Source material
────────────────

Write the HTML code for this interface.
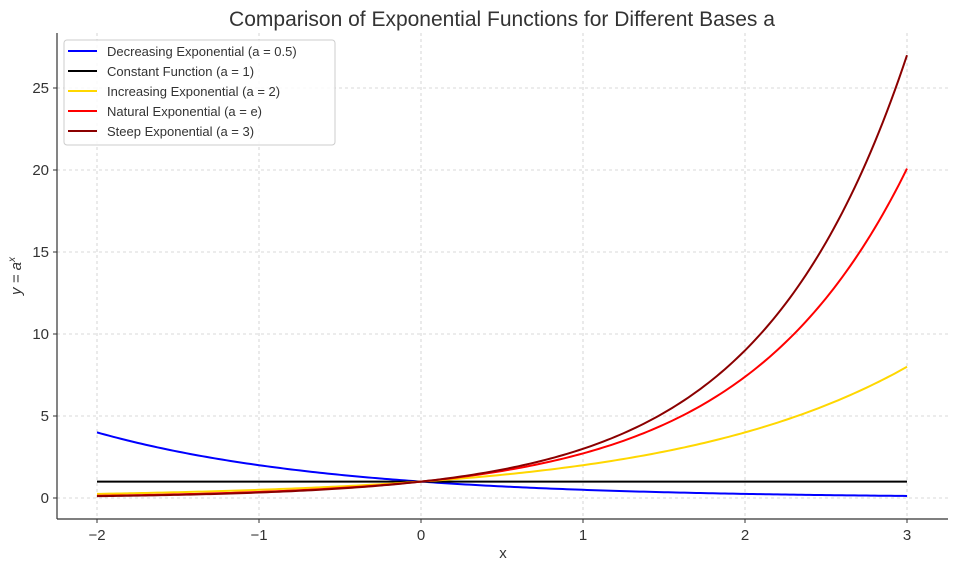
<!DOCTYPE html>
<html><head><meta charset="utf-8"><style>
body{margin:0;background:#fff;font-family:"Liberation Sans","DejaVu Sans",sans-serif;}
svg text{fill:#333;}
</style></head><body>
<svg id="chart" width="964" height="566" xmlns="http://www.w3.org/2000/svg">
<text x="502" y="26" font-size="21" text-anchor="middle">Comparison of Exponential Functions for Different Bases a</text>
<g id="grid"></g>
<g id="series"></g>
<g id="axes"></g>
<text x="503" y="558" font-size="15" text-anchor="middle">x</text>
<text transform="translate(21,276) rotate(-90)" font-size="15" text-anchor="middle" font-style="italic">y = a<tspan font-size="10" dy="-6">x</tspan></text>
<g id="legend"></g>
</svg>
<script>
const seriesNames=["Decreasing Exponential (a = 0.5)","Constant Function (a = 1)","Increasing Exponential (a = 2)","Natural Exponential (a = e)","Steep Exponential (a = 3)"];
const seriesBases=[0.5,1,2,Math.E,3];
const seriesColors=["#0000ff","#000000","#ffd700","#ff0000","#8b0000"];
const xTicks=[-2,-1,0,1,2,3];
const yTicks=[0,5,10,15,20,25];
const xDomain=[-2,3];
const NS="http://www.w3.org/2000/svg";
const L=57,R=948,T=33,B=519;
const sx=v=>97+(v+2)*162;
const sy=v=>498-v*16.4;
function mk(tag,attrs,parent){const e=document.createElementNS(NS,tag);for(const k in attrs)e.setAttribute(k,attrs[k]);parent.appendChild(e);return e;}
const grid=document.getElementById('grid'),axes=document.getElementById('axes'),ser=document.getElementById('series'),leg=document.getElementById('legend');
xTicks.forEach(t=>{
 const g=mk('line',{x1:sx(t),x2:sx(t),y1:T,y2:B,stroke:'#ccc','stroke-dasharray':'3,3','stroke-width':0.8},grid);
 
 const k=mk('line',{x1:sx(t),x2:sx(t),y1:B,y2:B+4,stroke:'#333'},axes);
 
 const tx=mk('text',{x:sx(t),y:B+21,'font-size':15,'text-anchor':'middle'},axes);
 tx.textContent=t<0?'\u2212'+(-t):String(t);
 
});
yTicks.forEach(t=>{
 const g=mk('line',{x1:L,x2:R,y1:sy(t),y2:sy(t),stroke:'#ccc','stroke-dasharray':'3,3','stroke-width':0.8},grid);
 
 const k=mk('line',{x1:L-4,x2:L,y1:sy(t),y2:sy(t),stroke:'#333'},axes);
 
 const tx=mk('text',{x:L-8,y:sy(t)+5,'font-size':15,'text-anchor':'end'},axes);
 tx.textContent=String(t);
 
});
const sp1=mk('line',{x1:L,x2:L,y1:T,y2:B,stroke:'#333','stroke-width':1.2},axes);

const sp2=mk('line',{x1:L,x2:R,y1:B,y2:B,stroke:'#333','stroke-width':1.2},axes);

seriesBases.forEach((a,i)=>{
 let d='';const n=200;
 for(let j=0;j<=n;j++){const x=xDomain[0]+(xDomain[1]-xDomain[0])*j/n;d+=(j?'L':'M')+sx(x).toFixed(2)+','+sy(Math.pow(a,x)).toFixed(2);}
 const p=mk('path',{d:d,fill:'none',stroke:seriesColors[i],'stroke-width':2},ser);
 
});
const box=mk('rect',{x:64,y:40,width:271,height:105,rx:3,fill:'#fff','fill-opacity':0.85,stroke:'#ccc'},leg);

seriesNames.forEach((nm,i)=>{
 const y=51+i*20;
 const l=mk('line',{x1:68,x2:97,y1:y,y2:y,stroke:seriesColors[i],'stroke-width':2},leg);
 
 const t=mk('text',{x:107,y:y+5,'font-size':13},leg);t.textContent=nm;
 
});
</script>
</body></html>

────────────────

Goal of the exercise
Word for word, quote the lines above. Omit the pictures.

Written answer
Write the HTML code for this interface.
<!DOCTYPE html>
<html><head><meta charset="utf-8"><style>
body{margin:0;background:#fff;font-family:"Liberation Sans","DejaVu Sans",sans-serif;}
svg text{fill:#333;}
</style></head><body>
<svg id="chart" width="964" height="566" xmlns="http://www.w3.org/2000/svg">
<text x="502" y="26" font-size="21" text-anchor="middle">Comparison of Exponential Functions for Different Bases a</text>
<g id="grid"></g>
<g id="series"></g>
<g id="axes"></g>
<text x="503" y="558" font-size="15" text-anchor="middle">x</text>
<text transform="translate(21,276) rotate(-90)" font-size="15" text-anchor="middle" font-style="italic">y = a<tspan font-size="10" dy="-6">x</tspan></text>
<g id="legend"></g>
</svg>
<script>
const seriesNames=["Decreasing Exponential (a = 0.5)","Constant Function (a = 1)","Increasing Exponential (a = 2)","Natural Exponential (a = e)","Steep Exponential (a = 3)"];
const seriesBases=[0.5,1,2,Math.E,3];
const seriesColors=["#0000ff","#000000","#ffd700","#ff0000","#8b0000"];
const xTicks=[-2,-1,0,1,2,3];
const yTicks=[0,5,10,15,20,25];
const xDomain=[-2,3];
const NS="http://www.w3.org/2000/svg";
const L=57,R=948,T=33,B=519;
const sx=v=>97+(v+2)*162;
const sy=v=>498-v*16.4;
function mk(tag,attrs,parent){const e=document.createElementNS(NS,tag);for(const k in attrs)e.setAttribute(k,attrs[k]);parent.appendChild(e);return e;}
const grid=document.getElementById('grid'),axes=document.getElementById('axes'),ser=document.getElementById('series'),leg=document.getElementById('legend');
xTicks.forEach(t=>{
 const g=mk('line',{x1:sx(t),x2:sx(t),y1:T,y2:B,stroke:'#ccc','stroke-dasharray':'3,3','stroke-width':0.8},grid);
 
 const k=mk('line',{x1:sx(t),x2:sx(t),y1:B,y2:B+4,stroke:'#333'},axes);
 
 const tx=mk('text',{x:sx(t),y:B+21,'font-size':15,'text-anchor':'middle'},axes);
 tx.textContent=t<0?'\u2212'+(-t):String(t);
 
});
yTicks.forEach(t=>{
 const g=mk('line',{x1:L,x2:R,y1:sy(t),y2:sy(t),stroke:'#ccc','stroke-dasharray':'3,3','stroke-width':0.8},grid);
 
 const k=mk('line',{x1:L-4,x2:L,y1:sy(t),y2:sy(t),stroke:'#333'},axes);
 
 const tx=mk('text',{x:L-8,y:sy(t)+5,'font-size':15,'text-anchor':'end'},axes);
 tx.textContent=String(t);
 
});
const sp1=mk('line',{x1:L,x2:L,y1:T,y2:B,stroke:'#333','stroke-width':1.2},axes);

const sp2=mk('line',{x1:L,x2:R,y1:B,y2:B,stroke:'#333','stroke-width':1.2},axes);

seriesBases.forEach((a,i)=>{
 let d='';const n=200;
 for(let j=0;j<=n;j++){const x=xDomain[0]+(xDomain[1]-xDomain[0])*j/n;d+=(j?'L':'M')+sx(x).toFixed(2)+','+sy(Math.pow(a,x)).toFixed(2);}
 const p=mk('path',{d:d,fill:'none',stroke:seriesColors[i],'stroke-width':2},ser);
 
});
const box=mk('rect',{x:64,y:40,width:271,height:105,rx:3,fill:'#fff','fill-opacity':0.85,stroke:'#ccc'},leg);

seriesNames.forEach((nm,i)=>{
 const y=51+i*20;
 const l=mk('line',{x1:68,x2:97,y1:y,y2:y,stroke:seriesColors[i],'stroke-width':2},leg);
 
 const t=mk('text',{x:107,y:y+5,'font-size':13},leg);t.textContent=nm;
 
});
</script>
</body></html>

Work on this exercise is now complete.